Issue of the week: Shockwaves from Greece’s meltdown

The European Union and the International Monetary Fund offered a $147 billion loan package to Greece, but it may be too late to tame the fear that has engulfed the markets.

Greece finally got its bailout, said Charles Forelle in The Wall Street Journal, but it might be too little, too late. With Greece lurching toward insolvency, the European Union and the International Monetary Fund this week came through with a $147 billion loan package. That “will solve one pressing problem”: Greece will be able to repay an $11 billion bond that comes due next week. But over the longer term, Greece will need to tap the public markets for an estimated $196 billion to fund its budget deficit and repay the massive debt it has been accumulating for years. And there’s no assurance that investors will play along. Many worry that Greek voters will reject the $39 billion in budget and service cuts that the Greek government promised in exchange for the bailout. There is every reason to be skeptical, said David Ignatius in The Washington Post. Greece has spent decades in a “financial never-land,” turning a blind eye to widespread corruption and tax evasion. It doesn’t seem plausible that the “freewheeling, boisterous” Greeks will suddenly adopt the “more uptight, less spendthrift ways” of northern Europe.

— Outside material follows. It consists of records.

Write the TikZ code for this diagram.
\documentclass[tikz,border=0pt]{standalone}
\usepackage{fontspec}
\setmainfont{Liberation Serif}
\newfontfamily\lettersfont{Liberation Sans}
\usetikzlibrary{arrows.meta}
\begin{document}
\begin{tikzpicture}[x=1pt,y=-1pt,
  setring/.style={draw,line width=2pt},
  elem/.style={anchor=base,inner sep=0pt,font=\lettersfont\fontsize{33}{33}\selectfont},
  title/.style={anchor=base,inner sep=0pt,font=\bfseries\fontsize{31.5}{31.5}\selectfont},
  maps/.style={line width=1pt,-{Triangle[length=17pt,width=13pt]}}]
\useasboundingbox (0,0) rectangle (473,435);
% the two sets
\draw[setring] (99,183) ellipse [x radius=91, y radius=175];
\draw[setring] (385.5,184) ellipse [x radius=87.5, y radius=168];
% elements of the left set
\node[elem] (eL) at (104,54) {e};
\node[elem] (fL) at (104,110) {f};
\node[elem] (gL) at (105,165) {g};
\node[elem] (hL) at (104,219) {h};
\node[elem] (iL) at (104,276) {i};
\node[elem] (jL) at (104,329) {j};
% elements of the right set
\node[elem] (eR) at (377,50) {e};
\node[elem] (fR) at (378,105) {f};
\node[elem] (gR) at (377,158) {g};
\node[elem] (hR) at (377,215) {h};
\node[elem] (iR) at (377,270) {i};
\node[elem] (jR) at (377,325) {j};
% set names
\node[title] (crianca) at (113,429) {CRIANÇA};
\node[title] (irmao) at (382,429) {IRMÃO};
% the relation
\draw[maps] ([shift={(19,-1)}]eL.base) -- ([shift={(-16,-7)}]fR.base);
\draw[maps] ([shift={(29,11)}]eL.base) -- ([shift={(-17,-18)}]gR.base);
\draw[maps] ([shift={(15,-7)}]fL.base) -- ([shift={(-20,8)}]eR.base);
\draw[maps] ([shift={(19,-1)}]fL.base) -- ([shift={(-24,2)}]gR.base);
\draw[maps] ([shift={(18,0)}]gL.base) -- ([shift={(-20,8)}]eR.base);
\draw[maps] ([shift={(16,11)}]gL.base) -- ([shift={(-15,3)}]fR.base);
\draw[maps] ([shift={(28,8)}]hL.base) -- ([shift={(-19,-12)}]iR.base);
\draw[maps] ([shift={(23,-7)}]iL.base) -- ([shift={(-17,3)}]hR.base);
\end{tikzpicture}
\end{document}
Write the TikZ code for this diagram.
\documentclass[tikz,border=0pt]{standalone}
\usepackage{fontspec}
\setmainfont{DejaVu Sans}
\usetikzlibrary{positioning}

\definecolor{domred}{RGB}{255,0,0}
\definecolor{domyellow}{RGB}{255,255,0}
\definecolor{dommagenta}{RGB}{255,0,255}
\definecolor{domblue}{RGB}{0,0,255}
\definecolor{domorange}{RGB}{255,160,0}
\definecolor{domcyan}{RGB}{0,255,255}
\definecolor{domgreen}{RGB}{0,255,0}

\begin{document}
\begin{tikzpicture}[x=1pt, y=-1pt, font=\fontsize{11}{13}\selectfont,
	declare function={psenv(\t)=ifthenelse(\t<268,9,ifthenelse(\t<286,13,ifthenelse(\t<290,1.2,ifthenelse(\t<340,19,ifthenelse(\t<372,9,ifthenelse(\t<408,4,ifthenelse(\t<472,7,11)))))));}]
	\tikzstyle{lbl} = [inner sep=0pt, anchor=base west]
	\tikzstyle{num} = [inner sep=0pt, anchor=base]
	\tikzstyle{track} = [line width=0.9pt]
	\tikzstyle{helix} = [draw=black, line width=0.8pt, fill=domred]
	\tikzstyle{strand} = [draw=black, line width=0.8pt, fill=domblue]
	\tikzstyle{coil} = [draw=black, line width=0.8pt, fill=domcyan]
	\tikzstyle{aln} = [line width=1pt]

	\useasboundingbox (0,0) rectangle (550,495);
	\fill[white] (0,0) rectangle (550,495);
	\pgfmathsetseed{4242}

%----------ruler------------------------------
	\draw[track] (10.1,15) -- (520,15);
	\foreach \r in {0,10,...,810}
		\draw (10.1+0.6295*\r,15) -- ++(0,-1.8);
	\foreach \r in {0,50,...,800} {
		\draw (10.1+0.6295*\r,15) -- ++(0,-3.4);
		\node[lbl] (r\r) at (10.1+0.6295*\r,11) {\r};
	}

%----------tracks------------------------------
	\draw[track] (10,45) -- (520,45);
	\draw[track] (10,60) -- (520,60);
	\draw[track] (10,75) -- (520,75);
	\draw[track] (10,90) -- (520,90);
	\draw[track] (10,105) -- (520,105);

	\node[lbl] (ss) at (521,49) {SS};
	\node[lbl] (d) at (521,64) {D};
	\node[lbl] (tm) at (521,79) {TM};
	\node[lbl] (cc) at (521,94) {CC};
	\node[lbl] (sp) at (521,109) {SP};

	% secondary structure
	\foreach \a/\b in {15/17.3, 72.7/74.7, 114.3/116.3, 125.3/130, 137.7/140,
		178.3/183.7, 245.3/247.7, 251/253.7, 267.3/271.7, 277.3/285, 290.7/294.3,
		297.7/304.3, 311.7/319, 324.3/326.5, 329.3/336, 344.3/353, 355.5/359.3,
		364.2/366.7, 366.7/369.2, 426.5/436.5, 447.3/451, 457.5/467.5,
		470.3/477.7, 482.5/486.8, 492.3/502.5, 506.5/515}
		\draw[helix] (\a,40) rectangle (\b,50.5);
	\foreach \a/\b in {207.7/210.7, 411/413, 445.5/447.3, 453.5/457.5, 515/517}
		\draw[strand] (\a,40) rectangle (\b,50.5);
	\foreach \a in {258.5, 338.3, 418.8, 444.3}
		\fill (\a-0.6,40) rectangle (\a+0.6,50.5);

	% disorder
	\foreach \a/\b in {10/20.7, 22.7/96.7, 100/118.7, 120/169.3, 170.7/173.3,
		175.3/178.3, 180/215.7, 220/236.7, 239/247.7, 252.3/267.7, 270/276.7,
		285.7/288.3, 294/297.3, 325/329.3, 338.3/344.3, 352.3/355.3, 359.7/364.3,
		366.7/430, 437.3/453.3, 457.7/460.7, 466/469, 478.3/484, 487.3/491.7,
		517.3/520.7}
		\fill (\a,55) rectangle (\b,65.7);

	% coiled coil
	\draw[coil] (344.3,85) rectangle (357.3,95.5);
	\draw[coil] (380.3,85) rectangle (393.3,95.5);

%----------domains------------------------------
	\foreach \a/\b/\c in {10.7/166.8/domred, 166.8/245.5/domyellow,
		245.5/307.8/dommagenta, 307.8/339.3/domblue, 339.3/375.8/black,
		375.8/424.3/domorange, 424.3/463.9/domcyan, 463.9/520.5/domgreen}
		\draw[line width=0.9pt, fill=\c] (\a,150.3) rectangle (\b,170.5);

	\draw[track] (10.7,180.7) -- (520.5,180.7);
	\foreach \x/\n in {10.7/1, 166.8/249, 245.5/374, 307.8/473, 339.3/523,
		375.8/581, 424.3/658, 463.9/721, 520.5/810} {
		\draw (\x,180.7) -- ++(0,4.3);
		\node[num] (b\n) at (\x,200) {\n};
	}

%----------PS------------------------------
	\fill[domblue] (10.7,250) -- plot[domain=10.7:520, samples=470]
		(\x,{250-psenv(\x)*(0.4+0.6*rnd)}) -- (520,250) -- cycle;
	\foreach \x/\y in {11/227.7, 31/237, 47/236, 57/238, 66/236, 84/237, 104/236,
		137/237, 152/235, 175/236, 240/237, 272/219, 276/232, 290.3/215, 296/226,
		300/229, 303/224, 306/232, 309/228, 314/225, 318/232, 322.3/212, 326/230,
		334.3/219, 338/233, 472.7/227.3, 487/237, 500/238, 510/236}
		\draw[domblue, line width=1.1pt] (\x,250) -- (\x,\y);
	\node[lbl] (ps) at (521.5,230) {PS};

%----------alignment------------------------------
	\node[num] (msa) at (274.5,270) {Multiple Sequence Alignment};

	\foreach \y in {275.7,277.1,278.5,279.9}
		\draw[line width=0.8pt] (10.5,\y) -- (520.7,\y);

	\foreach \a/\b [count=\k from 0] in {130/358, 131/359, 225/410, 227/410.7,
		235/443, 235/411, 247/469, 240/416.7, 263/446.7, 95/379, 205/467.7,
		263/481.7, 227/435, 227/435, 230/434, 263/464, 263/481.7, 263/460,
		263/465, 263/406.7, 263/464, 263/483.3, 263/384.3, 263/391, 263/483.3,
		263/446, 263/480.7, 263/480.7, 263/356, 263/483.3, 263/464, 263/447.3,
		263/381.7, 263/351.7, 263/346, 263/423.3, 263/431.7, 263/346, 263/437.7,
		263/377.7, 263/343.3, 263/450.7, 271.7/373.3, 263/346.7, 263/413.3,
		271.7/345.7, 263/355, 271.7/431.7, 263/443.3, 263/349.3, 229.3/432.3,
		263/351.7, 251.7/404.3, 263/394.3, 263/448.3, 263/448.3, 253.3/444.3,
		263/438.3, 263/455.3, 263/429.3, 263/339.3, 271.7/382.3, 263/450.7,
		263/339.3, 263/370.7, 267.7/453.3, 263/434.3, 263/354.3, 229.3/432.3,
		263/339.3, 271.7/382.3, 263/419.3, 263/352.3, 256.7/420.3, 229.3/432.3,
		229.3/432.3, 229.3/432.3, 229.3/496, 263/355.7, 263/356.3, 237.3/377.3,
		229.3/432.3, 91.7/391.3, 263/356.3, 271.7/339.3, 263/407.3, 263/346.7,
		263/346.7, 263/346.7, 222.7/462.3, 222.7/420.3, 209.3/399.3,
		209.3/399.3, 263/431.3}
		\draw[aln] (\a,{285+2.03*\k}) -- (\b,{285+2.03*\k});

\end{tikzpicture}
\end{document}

Investors’ worries aren’t confined to Greece, said Dan Bilefsky and David Jolly in The New York Times. Markets throughout Europe plunged this week on fears that Spain, which suffers from its own soaring deficit and an unemployment rate of 20 percent, “might also require a Greek-style bailout.” Clearly, Europe’s debt crisis is far from over, said Investor’s Business Daily in an editorial. “Virtually every country in the EU spends more than it takes in, and has made long-term fiscal promises to its aging workforce that it can’t keep.”